**WHAT IS ASKED:** Pull every "this" line out of the data below.

**PROVIDED DATA:**
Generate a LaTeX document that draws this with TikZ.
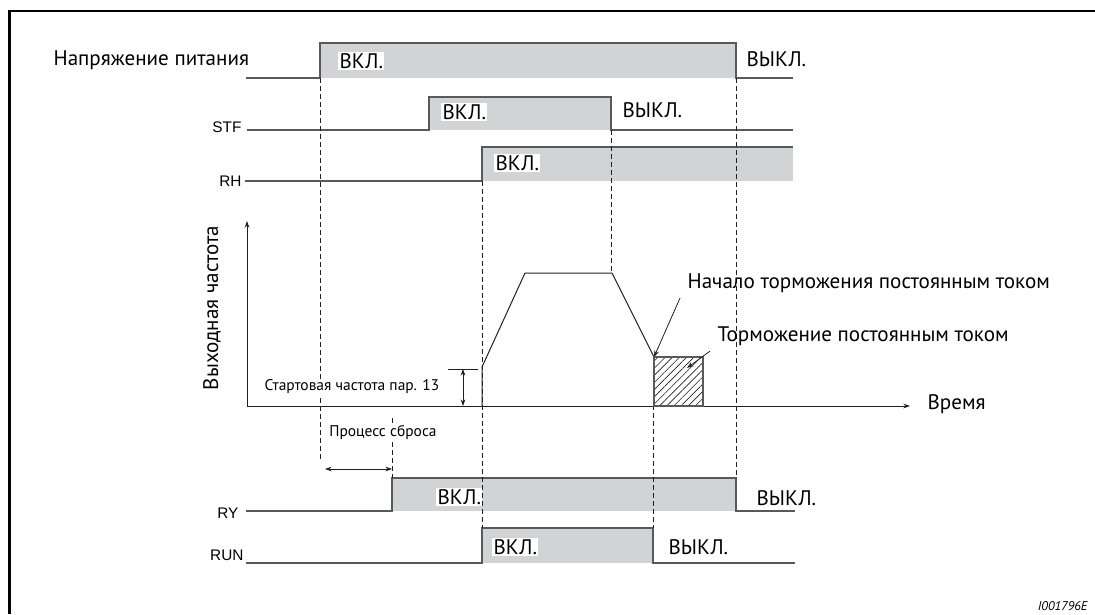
* * *
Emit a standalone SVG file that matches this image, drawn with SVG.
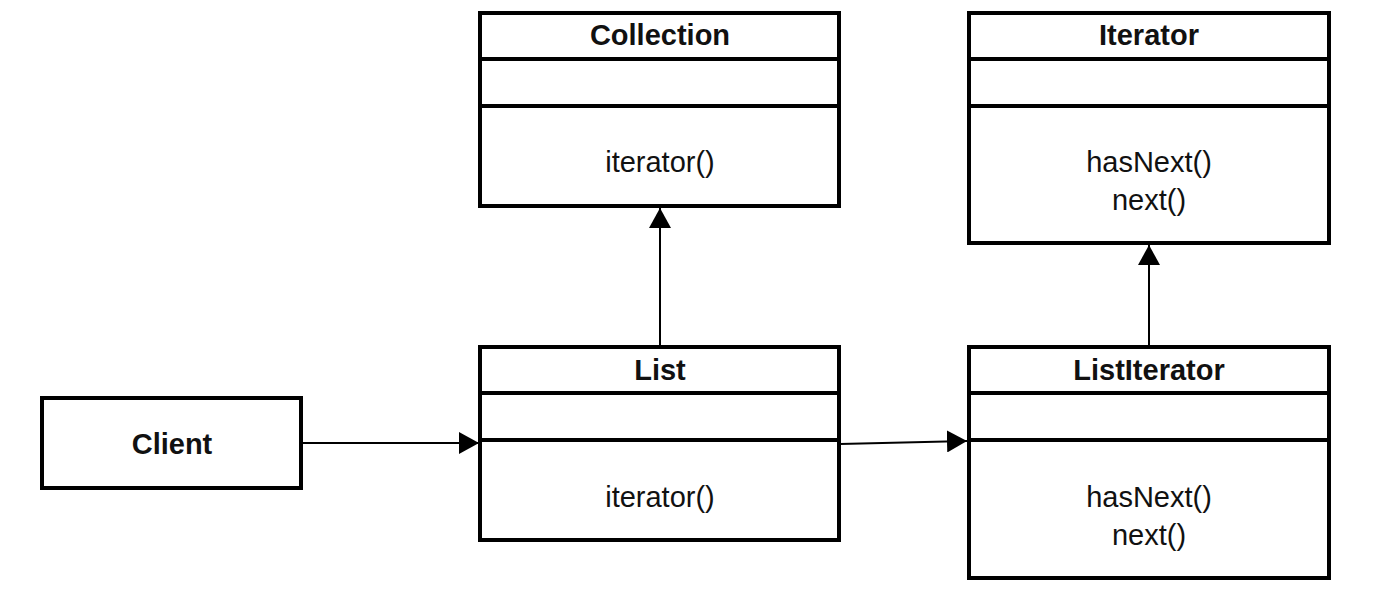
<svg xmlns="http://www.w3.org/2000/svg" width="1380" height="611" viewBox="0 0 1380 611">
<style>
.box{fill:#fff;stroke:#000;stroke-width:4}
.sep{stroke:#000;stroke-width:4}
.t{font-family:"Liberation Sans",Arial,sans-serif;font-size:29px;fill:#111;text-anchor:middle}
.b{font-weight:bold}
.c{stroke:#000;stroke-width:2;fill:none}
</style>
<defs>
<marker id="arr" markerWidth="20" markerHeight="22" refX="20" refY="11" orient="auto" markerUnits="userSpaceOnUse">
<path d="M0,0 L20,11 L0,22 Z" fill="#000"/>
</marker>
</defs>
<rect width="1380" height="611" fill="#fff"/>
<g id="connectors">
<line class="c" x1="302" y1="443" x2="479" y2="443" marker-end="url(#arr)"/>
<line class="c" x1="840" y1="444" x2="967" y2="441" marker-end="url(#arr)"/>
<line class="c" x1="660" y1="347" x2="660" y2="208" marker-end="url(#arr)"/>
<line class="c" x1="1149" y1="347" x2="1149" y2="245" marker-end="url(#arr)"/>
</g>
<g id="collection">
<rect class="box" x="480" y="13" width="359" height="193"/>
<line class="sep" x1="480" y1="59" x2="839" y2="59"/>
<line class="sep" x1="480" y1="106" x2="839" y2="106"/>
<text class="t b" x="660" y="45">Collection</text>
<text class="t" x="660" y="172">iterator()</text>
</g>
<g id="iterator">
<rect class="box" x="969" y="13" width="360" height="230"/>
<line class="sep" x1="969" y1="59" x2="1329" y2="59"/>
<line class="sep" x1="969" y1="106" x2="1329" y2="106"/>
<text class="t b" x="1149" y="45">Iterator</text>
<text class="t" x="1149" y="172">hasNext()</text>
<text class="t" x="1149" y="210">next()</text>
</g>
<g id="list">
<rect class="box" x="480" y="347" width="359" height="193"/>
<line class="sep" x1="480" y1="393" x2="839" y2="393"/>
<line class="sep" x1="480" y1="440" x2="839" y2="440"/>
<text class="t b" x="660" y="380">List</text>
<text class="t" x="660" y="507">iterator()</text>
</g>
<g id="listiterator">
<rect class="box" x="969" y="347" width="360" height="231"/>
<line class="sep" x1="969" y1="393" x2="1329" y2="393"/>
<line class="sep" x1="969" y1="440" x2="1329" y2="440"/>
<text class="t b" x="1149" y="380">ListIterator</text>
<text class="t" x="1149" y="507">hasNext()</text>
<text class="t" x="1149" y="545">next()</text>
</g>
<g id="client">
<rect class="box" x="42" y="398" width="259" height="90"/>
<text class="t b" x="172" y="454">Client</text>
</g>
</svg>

**CORRECT OUTPUT:**
Generate a LaTeX document that draws this with TikZ.
Emit a standalone SVG file that matches this image, drawn with SVG.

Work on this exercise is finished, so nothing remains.